The Federal Housing Finance Agency (FHFA) and Director Bill Pulte are asking Congress for the power to bring civil lawsuits against individuals suspected of mortgage fraud.

In its newest Annual Report to Congress, released Monday, the FHFA recommended new authority to directly sue for mortgage market fraud. This would allow the agency to file the same types of lawsuits in state or federal courts that Fannie Mae, Freddie Mac or the Federal Home Loan Banks (FHLBanks) can.

Alternatively, the FHFA suggested Congress could create a new federal law against mortgage fraud that the agency could enforce in federal court. This would explicitly mirror the Securities and Exchange Commission (SEC)’s direct power to sue for insider trading.

The FHFA did not reply to HousingWire’s request for comment.

Pulte, who was appointed earlier this month as acting director of national intelligence (DNI), has aggressively targeted mortgage fraud as part of leading a major overhaul of the government-sponsored enterprises (GSEs). He has filed multiple criminal referrals to the Department of Justice (DOJ), alleging mortgage fraud against Federal Reserve Governor Lisa Cook, New York Attorney General Letitia James, and Sen. Adam Schiff (D-Calif.).
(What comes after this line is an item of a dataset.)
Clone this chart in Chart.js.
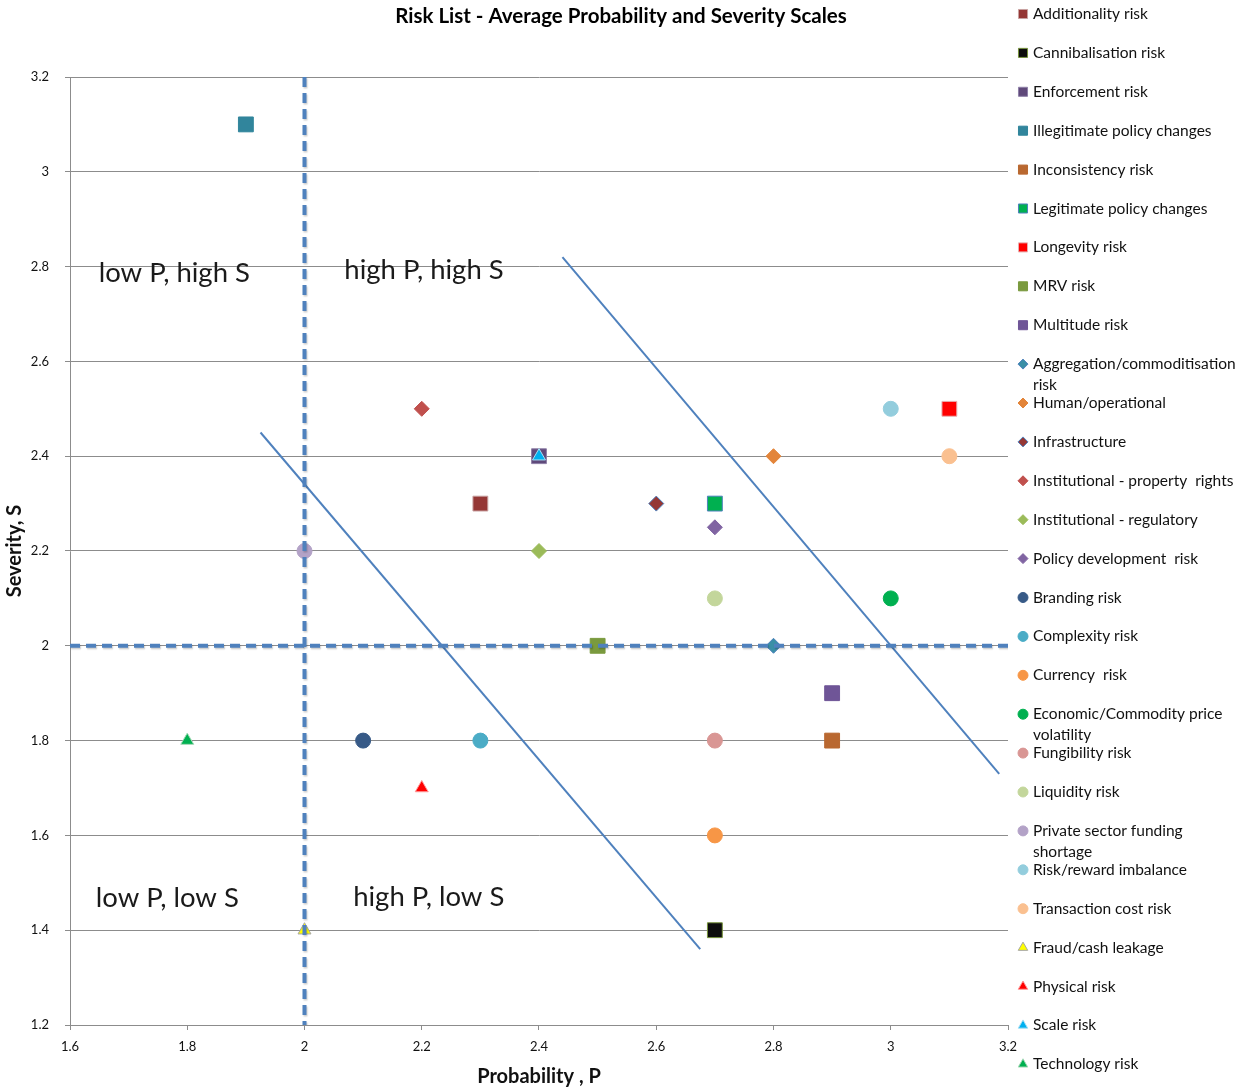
<!DOCTYPE html>
<html>
<head>
<meta charset="utf-8">
<title>Risk List - Average Probability and Severity Scales</title>
<script src="https://cdn.jsdelivr.net/npm/chart.js@4.4.0/dist/chart.umd.min.js"></script>
<style>
  html, body { margin: 0; padding: 0; background: #fff; }
  #wrap { width: 1250px; height: 1090px; }
</style>
</head>
<body>
<div id="wrap"><canvas id="riskChart" width="1250" height="1090"></canvas></div>
<script>
// Risks, in legend order (squares, diamonds, circles, triangles)
const riskNames = [
  'Additionality risk', 'Cannibalisation risk', 'Enforcement risk', 'Illegitimate policy changes',
  'Inconsistency risk', 'Legitimate policy changes', 'Longevity risk', 'MRV risk', 'Multitude risk',
  'Aggregation/commoditisation risk', 'Human/operational', 'Infrastructure',
  'Institutional - property  rights', 'Institutional - regulatory', 'Policy development  risk',
  'Branding risk', 'Complexity risk', 'Currency  risk', 'Economic/Commodity price volatility',
  'Fungibility risk', 'Liquidity risk', 'Private sector funding shortage', 'Risk/reward imbalance',
  'Transaction cost risk', 'Fraud/cash leakage', 'Physical risk', 'Scale risk', 'Technology risk'
];
const probability = [2.3, 2.7, 2.4, 1.9, 2.9, 2.7, 3.1, 2.5, 2.9,
  2.8, 2.8, 2.6, 2.2, 2.4, 2.7,
  2.1, 2.3, 2.7, 3.0, 2.7, 2.7, 2.0, 3.0, 3.1,
  2.0, 2.2, 2.4, 1.8];
const severity = [2.3, 1.4, 2.4, 3.1, 1.8, 2.3, 2.5, 2.0, 1.9,
  2.0, 2.4, 2.3, 2.5, 2.2, 2.25,
  1.8, 1.8, 1.6, 2.1, 1.8, 2.1, 2.2, 2.5, 2.4,
  1.4, 1.7, 2.4, 1.8];

// axis ticks
const xTicks = [1.6, 1.8, 2, 2.2, 2.4, 2.6, 2.8, 3, 3.2];
const xTickLabels = ['1.6', '1.8', '2', '2.2', '2.4', '2.6', '2.8', '3', '3.2'];
const yTicks = [1.2, 1.4, 1.6, 1.8, 2, 2.2, 2.4, 2.6, 2.8, 3, 3.2];
const yTickLabels = ['1.2', '1.4', '1.6', '1.8', '2', '2.2', '2.4', '2.6', '2.8', '3', '3.2'];

// quadrant dividers and the two diagonal guide lines
const splitP = 2;
const splitS = 2;
const guideLow = { p: [1.925, 2.675], s: [2.45, 1.36] };
const guideHigh = { p: [2.44, 3.185], s: [2.82, 1.73] };

// quadrant captions (left edge / middle, in data units)
const quadrantText = ['low P, high S', 'high P, high S', 'low P, low S', 'high P, low S'];
const quadrantP = [1.649, 2.068, 1.644, 2.083];
const quadrantS = [2.786, 2.793, 1.468, 1.47];

// marker styles
const markerShape = [
  'rect', 'rect', 'rect', 'rect', 'rect', 'rect', 'rect', 'rect', 'rect',
  'rectRot', 'rectRot', 'rectRot', 'rectRot', 'rectRot', 'rectRot',
  'circle', 'circle', 'circle', 'circle', 'circle', 'circle', 'circle', 'circle', 'circle',
  'triangle', 'triangle', 'triangle', 'triangle'
];
const markerColor = [
  '#953735', '#0d0d0d', '#5f497a', '#31859c', '#b96830', '#00b050', '#ff0000', '#7a9a3e', '#6f5597',
  '#3a8fa6', '#e3853a', '#953735', '#c0504d', '#9bbb59', '#8064a2',
  '#375a87', '#4bacc6', '#f79646', '#00b050', '#d99694', '#c3d69b', '#b3a2c7', '#93cddd', '#fac090',
  '#ffff00', '#ff0000', '#00b0f0', '#00b050'
];
const markerEdge = [
  '#c9a3a2', '#77933c', '#8f80a8', '#31859c', '#b96830', '#4f81bd', '#e6b0b0', '#7a9a3e', '#6f5597',
  '#4f81bd', '#e3853a', '#4f81bd', '#c0504d', '#9bbb59', '#8064a2',
  '#375a87', '#4bacc6', '#f79646', '#00b050', '#d99694', '#c3d69b', '#b3a2c7', '#93cddd', '#fac090',
  '#a6a6a6', '#ff9999', '#a6e0f5', '#a6d9b8'
];
const markerRadius = { rect: 10.5, rectRot: 7.5, circle: 7.5, triangle: 7.5 };
const legendRadius = { rect: 6.4, rectRot: 5, circle: 5, triangle: 5.5 };

const guideBlue = '#4f81bd';
const gridGrey = '#8c8c8c';
const textFont = 'Lato, "Open Sans", sans-serif';

const pointSets = riskNames.map((name, i) => ({
  label: name,
  data: [{ x: probability[i], y: severity[i] }],
  pointStyle: markerShape[i],
  pointRadius: markerRadius[markerShape[i]],
  pointHoverRadius: markerRadius[markerShape[i]],
  backgroundColor: markerColor[i],
  borderColor: markerEdge[i],
  pointBorderWidth: 1,
  order: 100 - i
}));

function guideSet(p, s, dashed) {
  return {
    label: '',
    isGuide: true,
    shadow: dashed,
    data: p.map((v, k) => ({ x: v, y: s[k] })),
    showLine: true,
    pointRadius: 0,
    pointHoverRadius: 0,
    borderColor: guideBlue,
    borderWidth: dashed ? 4 : 2,
    borderDash: dashed ? [10, 6] : [],
    order: 0
  };
}

const lineSets = [
  guideSet([splitP, splitP], [yTicks[yTicks.length - 1], yTicks[0]], true),
  guideSet([xTicks[0], xTicks[xTicks.length - 1]], [splitS, splitS], true),
  guideSet(guideLow.p, guideLow.s, false),
  guideSet(guideHigh.p, guideHigh.s, false)
];

// faint shadow under the dashed dividers
const shadowPlugin = {
  id: 'guideShadow',
  beforeDatasetDraw(chart, args) {
    const ds = chart.data.datasets[args.index];
    if (!ds.shadow) return;
    const ctx = chart.ctx;
    ctx.save();
    ctx.shadowColor = 'rgba(0,0,0,0.2)';
    ctx.shadowBlur = 1.5;
    ctx.shadowOffsetX = 1;
    ctx.shadowOffsetY = 1.5;
  },
  afterDatasetDraw(chart, args) {
    if (chart.data.datasets[args.index].shadow) chart.ctx.restore();
  }
};

// title, quadrant captions and the legend on the right
const decorPlugin = {
  id: 'decor',
  afterDraw(chart) {
    const ctx = chart.ctx;
    const xs = chart.scales.x, ys = chart.scales.y;
    ctx.save();

    ctx.fillStyle = '#000';
    ctx.font = 'bold 20.5px ' + textFont;
    ctx.textAlign = 'center';
    ctx.textBaseline = 'middle';
    ctx.fillText('Risk List - Average Probability and Severity Scales', 621, 16);

    ctx.font = '27.5px ' + textFont;
    ctx.textAlign = 'left';
    ctx.fillStyle = '#1a1a1a';
    quadrantText.forEach((t, i) => {
      ctx.fillText(t, xs.getPixelForValue(quadrantP[i]), ys.getPixelForValue(quadrantS[i]));
    });

    ctx.font = '15.5px ' + textFont;
    const maxW = 208;
    chart.data.datasets.forEach((ds) => {
      if (ds.isGuide) return;
      const i = riskNames.indexOf(ds.label);
      const y = 14 + i * 38.9;
      ctx.fillStyle = ds.backgroundColor;
      ctx.strokeStyle = ds.borderColor;
      ctx.lineWidth = 1;
      Chart.helpers.drawPoint(ctx, {
        pointStyle: ds.pointStyle,
        radius: legendRadius[ds.pointStyle],
        borderWidth: 1,
        rotation: 0
      }, 1023, y);

      // simple word wrap
      const words = ds.label.split(' ');
      const lines = [];
      let cur = '';
      words.forEach(w => {
        const test = cur === '' ? w : cur + ' ' + w;
        if (ctx.measureText(test).width > maxW && cur !== '') {
          lines.push(cur);
          cur = w;
        } else {
          cur = test;
        }
      });
      lines.push(cur);
      ctx.fillStyle = '#111';
      lines.forEach((ln, k) => ctx.fillText(ln, 1033, y + k * 21));
    });
    ctx.restore();
  }
};

const ctx = document.getElementById('riskChart').getContext('2d');
new Chart(ctx, {
  type: 'scatter',
  data: { datasets: pointSets.concat(lineSets) },
  options: {
    responsive: false,
    animation: false,
    devicePixelRatio: 1,
    layout: { padding: { left: 0, right: 242, top: 77, bottom: 0 } },
    plugins: {
      legend: { display: false },
      title: { display: false },
      tooltip: { enabled: false }
    },
    scales: {
      x: {
        type: 'linear',
        min: xTicks[0],
        max: xTicks[xTicks.length - 1],
        afterBuildTicks: s => { s.ticks = xTicks.map(v => ({ value: v })); },
        afterFit: s => { s.height = 65; },
        grid: { drawOnChartArea: false, drawTicks: true, tickLength: 5, color: gridGrey },
        border: { display: true, color: gridGrey, width: 1 },
        ticks: {
          padding: 9,
          color: '#111',
          font: { family: textFont, size: 13 },
          callback: (v, i) => xTickLabels[i]
        },
        title: {
          display: true,
          text: 'Probability , P',
          color: '#111',
          font: { family: textFont, size: 20, weight: 'bold' },
          padding: { top: 0, bottom: 1 }
        }
      },
      y: {
        type: 'linear',
        min: yTicks[0],
        max: yTicks[yTicks.length - 1],
        afterBuildTicks: s => { s.ticks = yTicks.map(v => ({ value: v })); },
        afterFit: s => { s.width = 70; },
        grid: { drawOnChartArea: true, drawTicks: true, tickLength: 5, color: gridGrey },
        border: { display: true, color: gridGrey, width: 1 },
        ticks: {
          padding: 16,
          color: '#111',
          font: { family: textFont, size: 13 },
          callback: (v, i) => yTickLabels[i]
        },
        title: {
          display: true,
          text: 'Severity, S',
          color: '#111',
          font: { family: textFont, size: 20, weight: 'bold' },
          padding: { top: 3, bottom: 0 }
        }
      }
    }
  },
  plugins: [shadowPlugin, decorPlugin]
});
</script>
</body>
</html>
Last year, the FHFA also announced a partnership with Palantir Technologies to launch an artificial intelligence-powered crime detection unit at Fannie Mae. Around the same time, the agency established an official mortgage fraud tip line for whistleblowers and the public.

The agency said that all federal regulators overseeing mortgages should be empowered to take action against fraud but noted that its current authorities are “indirect or limited.”

Right now, the FHFA is legally required to get reports when fraud is suspected, but it must pass these cases on to other agencies for potential action. It can also block the organizations it regulates from doing business with anyone convicted or sanctioned in the past three years. But only in very specific circumstances can it bring an enforcement action against a partner who fails to ensure the eligibility of loans.

The FHFA is also asking Congress for the legal authority to set safety standards for outside services provided to the organizations it regulates. The agency wants the ability to directly examine the records, operations and facilities of key third-party service providers.

“FHFA’s regulated entities rely on third-party service providers for a wide range of services, some of which are critical to their operations,” the FHFA stated in its Annual Report. “FHFA has limited authority to assess the impact of third-party relationships on the safe and sound operations of its regulated entities.”

According to the agency, the Government Accountability Office (GAO), the Financial Stability Oversight Council (FSOC), and the FHFA’s own Inspector General have all identified this lack of oversight as a top risk and recommended that Congress close the gap.